***** TASK DATA

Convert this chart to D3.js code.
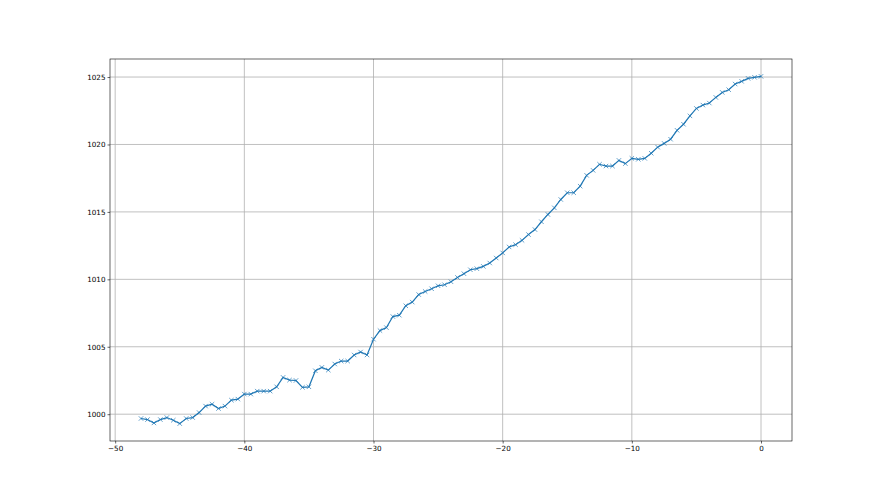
<!DOCTYPE html>
<html>
<head>
<meta charset="utf-8">
<script src="https://cdn.jsdelivr.net/npm/d3@7"></script>
<style>
  body { margin: 0; background: #fff; }
  .tick text { font-family: "DejaVu Sans", sans-serif; font-size: 7.2px; fill: #000; }
</style>
</head>
<body>
<div id="chart"></div>
<script>
const width = 880;
const height = 495;
const margin = { top: 59, bottom: 54, left: 110, right: 88 };

// sample times, -48 .. 0 every half step
const times = d3.range(-48, 0.01, 0.5);

const values = [
  999.68, 999.6, 999.35, 999.6, 999.75, 999.55, 999.3, 999.68, 999.75, 1000.12,
  1000.6, 1000.74, 1000.42, 1000.6, 1001.04, 1001.12, 1001.49, 1001.49, 1001.71, 1001.71,
  1001.71, 1002.03, 1002.73, 1002.53, 1002.5, 1001.99, 1002.03, 1003.22, 1003.47, 1003.27,
  1003.72, 1003.94, 1003.94, 1004.39, 1004.61, 1004.39, 1005.56, 1006.2, 1006.42, 1007.24,
  1007.34, 1008.04, 1008.31, 1008.87, 1009.1, 1009.3, 1009.52, 1009.6, 1009.82, 1010.14,
  1010.42, 1010.71, 1010.79, 1010.96, 1011.21, 1011.58, 1011.96, 1012.4, 1012.57, 1012.89,
  1013.32, 1013.69, 1014.27, 1014.81, 1015.3, 1015.92, 1016.42, 1016.42, 1016.91, 1017.71,
  1018.08, 1018.53, 1018.4, 1018.4, 1018.82, 1018.58, 1018.97, 1018.9, 1018.97, 1019.35,
  1019.8, 1020.08, 1020.39, 1021.05, 1021.5, 1022.12, 1022.67, 1022.92, 1023.07, 1023.49,
  1023.86, 1024.06, 1024.48, 1024.68, 1024.9, 1024.98, 1025.05
];

const xTicks = [-50, -40, -30, -20, -10, 0];
const yTicks = [1000, 1005, 1010, 1015, 1020, 1025];

const data = times.map((t, i) => ({ t: t, v: values[i] }));

const svg = d3.select("#chart")
  .append("svg")
  .attr("width", width)
  .attr("height", height);

// matplotlib style 5% padding
const xExt = d3.extent(times), yExt = d3.extent(values);
const xPad = (xExt[1] - xExt[0]) * 0.05, yPad = (yExt[1] - yExt[0]) * 0.05;

const x = d3.scaleLinear()
  .domain([xExt[0] - xPad, xExt[1] + xPad])
  .range([margin.left, width - margin.right]);

const y = d3.scaleLinear()
  .domain([yExt[0] - yPad, yExt[1] + yPad])
  .range([height - margin.bottom, margin.top]);

// grid
svg.append("g")
  .selectAll("line.vgrid")
  .data(xTicks)
  .enter().append("line")
  .attr("x1", d => x(d)).attr("x2", d => x(d))
  .attr("y1", margin.top).attr("y2", height - margin.bottom)
  .attr("stroke", "#b0b0b0").attr("stroke-width", 0.8);

svg.append("g")
  .selectAll("line.hgrid")
  .data(yTicks)
  .enter().append("line")
  .attr("y1", d => y(d)).attr("y2", d => y(d))
  .attr("x1", margin.left).attr("x2", width - margin.right)
  .attr("stroke", "#b0b0b0").attr("stroke-width", 0.8);

// line
const line = d3.line()
  .x(d => x(d.t))
  .y(d => y(d.v));

svg.append("path")
  .datum(data)
  .attr("d", line)
  .attr("fill", "none")
  .attr("stroke", "#1f77b4")
  .attr("stroke-width", 1.2);

// x markers
const m = 2.2;
svg.selectAll(".marker")
  .data(data)
  .enter().append("path")
  .attr("class", "marker")
  .attr("d", d => {
    const cx = x(d.t), cy = y(d.v);
    return `M${cx - m},${cy - m}L${cx + m},${cy + m}M${cx - m},${cy + m}L${cx + m},${cy - m}`;
  })
  .attr("stroke", "#1f77b4")
  .attr("stroke-width", 0.7);

// axes
const xAxis = svg.append("g")
  .attr("transform", `translate(0,${height - margin.bottom})`)
  .call(d3.axisBottom(x).tickValues(xTicks).tickFormat(d3.format("d")).tickSizeOuter(0).tickSize(2.5).tickPadding(2));

const yAxis = svg.append("g")
  .attr("transform", `translate(${margin.left},0)`)
  .call(d3.axisLeft(y).tickValues(yTicks).tickFormat(d3.format("d")).tickSizeOuter(0).tickSize(2.5).tickPadding(2));

xAxis.select(".domain").remove();
yAxis.select(".domain").remove();
svg.selectAll(".tick line").attr("stroke", "#000").attr("stroke-width", 0.6);

// frame
svg.append("rect")
  .attr("x", margin.left)
  .attr("y", margin.top)
  .attr("width", width - margin.left - margin.right)
  .attr("height", height - margin.top - margin.bottom)
  .attr("fill", "none")
  .attr("stroke", "#000")
  .attr("stroke-width", 0.6);
</script>
</body>
</html>
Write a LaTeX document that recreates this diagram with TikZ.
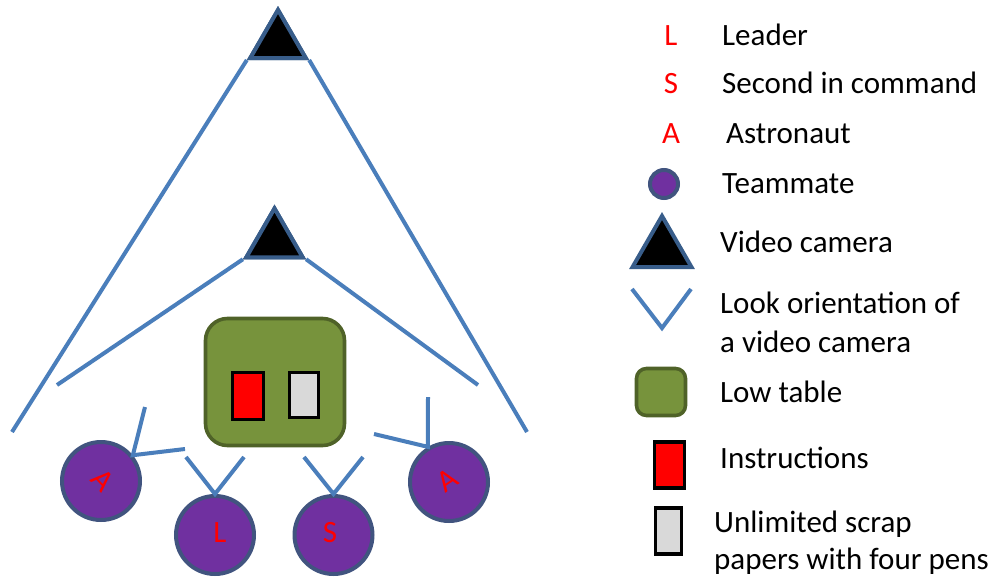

**********

WHAT YOU ARE ASKED TO DO:
Leave the images out and output the remaining material exactly as it stands.

WRITTEN REPLY:
Convert this chart to D3.js code.
<!DOCTYPE html>
<html>
<head>
<meta charset="utf-8">
<script src="https://cdn.jsdelivr.net/npm/d3@7"></script>
<style>
  body { margin: 0; background: #fff; }
  .tick text { font-family: "DejaVu Sans", sans-serif; font-size: 7.2px; fill: #000; }
</style>
</head>
<body>
<div id="chart"></div>
<script>
const width = 880;
const height = 495;
const margin = { top: 59, bottom: 54, left: 110, right: 88 };

// sample times, -48 .. 0 every half step
const times = d3.range(-48, 0.01, 0.5);

const values = [
  999.68, 999.6, 999.35, 999.6, 999.75, 999.55, 999.3, 999.68, 999.75, 1000.12,
  1000.6, 1000.74, 1000.42, 1000.6, 1001.04, 1001.12, 1001.49, 1001.49, 1001.71, 1001.71,
  1001.71, 1002.03, 1002.73, 1002.53, 1002.5, 1001.99, 1002.03, 1003.22, 1003.47, 1003.27,
  1003.72, 1003.94, 1003.94, 1004.39, 1004.61, 1004.39, 1005.56, 1006.2, 1006.42, 1007.24,
  1007.34, 1008.04, 1008.31, 1008.87, 1009.1, 1009.3, 1009.52, 1009.6, 1009.82, 1010.14,
  1010.42, 1010.71, 1010.79, 1010.96, 1011.21, 1011.58, 1011.96, 1012.4, 1012.57, 1012.89,
  1013.32, 1013.69, 1014.27, 1014.81, 1015.3, 1015.92, 1016.42, 1016.42, 1016.91, 1017.71,
  1018.08, 1018.53, 1018.4, 1018.4, 1018.82, 1018.58, 1018.97, 1018.9, 1018.97, 1019.35,
  1019.8, 1020.08, 1020.39, 1021.05, 1021.5, 1022.12, 1022.67, 1022.92, 1023.07, 1023.49,
  1023.86, 1024.06, 1024.48, 1024.68, 1024.9, 1024.98, 1025.05
];

const xTicks = [-50, -40, -30, -20, -10, 0];
const yTicks = [1000, 1005, 1010, 1015, 1020, 1025];

const data = times.map((t, i) => ({ t: t, v: values[i] }));

const svg = d3.select("#chart")
  .append("svg")
  .attr("width", width)
  .attr("height", height);

// matplotlib style 5% padding
const xExt = d3.extent(times), yExt = d3.extent(values);
const xPad = (xExt[1] - xExt[0]) * 0.05, yPad = (yExt[1] - yExt[0]) * 0.05;

const x = d3.scaleLinear()
  .domain([xExt[0] - xPad, xExt[1] + xPad])
  .range([margin.left, width - margin.right]);

const y = d3.scaleLinear()
  .domain([yExt[0] - yPad, yExt[1] + yPad])
  .range([height - margin.bottom, margin.top]);

// grid
svg.append("g")
  .selectAll("line.vgrid")
  .data(xTicks)
  .enter().append("line")
  .attr("x1", d => x(d)).attr("x2", d => x(d))
  .attr("y1", margin.top).attr("y2", height - margin.bottom)
  .attr("stroke", "#b0b0b0").attr("stroke-width", 0.8);

svg.append("g")
  .selectAll("line.hgrid")
  .data(yTicks)
  .enter().append("line")
  .attr("y1", d => y(d)).attr("y2", d => y(d))
  .attr("x1", margin.left).attr("x2", width - margin.right)
  .attr("stroke", "#b0b0b0").attr("stroke-width", 0.8);

// line
const line = d3.line()
  .x(d => x(d.t))
  .y(d => y(d.v));

svg.append("path")
  .datum(data)
  .attr("d", line)
  .attr("fill", "none")
  .attr("stroke", "#1f77b4")
  .attr("stroke-width", 1.2);

// x markers
const m = 2.2;
svg.selectAll(".marker")
  .data(data)
  .enter().append("path")
  .attr("class", "marker")
  .attr("d", d => {
    const cx = x(d.t), cy = y(d.v);
    return `M${cx - m},${cy - m}L${cx + m},${cy + m}M${cx - m},${cy + m}L${cx + m},${cy - m}`;
  })
  .attr("stroke", "#1f77b4")
  .attr("stroke-width", 0.7);

// axes
const xAxis = svg.append("g")
  .attr("transform", `translate(0,${height - margin.bottom})`)
  .call(d3.axisBottom(x).tickValues(xTicks).tickFormat(d3.format("d")).tickSizeOuter(0).tickSize(2.5).tickPadding(2));

const yAxis = svg.append("g")
  .attr("transform", `translate(${margin.left},0)`)
  .call(d3.axisLeft(y).tickValues(yTicks).tickFormat(d3.format("d")).tickSizeOuter(0).tickSize(2.5).tickPadding(2));

xAxis.select(".domain").remove();
yAxis.select(".domain").remove();
svg.selectAll(".tick line").attr("stroke", "#000").attr("stroke-width", 0.6);

// frame
svg.append("rect")
  .attr("x", margin.left)
  .attr("y", margin.top)
  .attr("width", width - margin.left - margin.right)
  .attr("height", height - margin.top - margin.bottom)
  .attr("fill", "none")
  .attr("stroke", "#000")
  .attr("stroke-width", 0.6);
</script>
</body>
</html>
Write a LaTeX document that recreates this diagram with TikZ.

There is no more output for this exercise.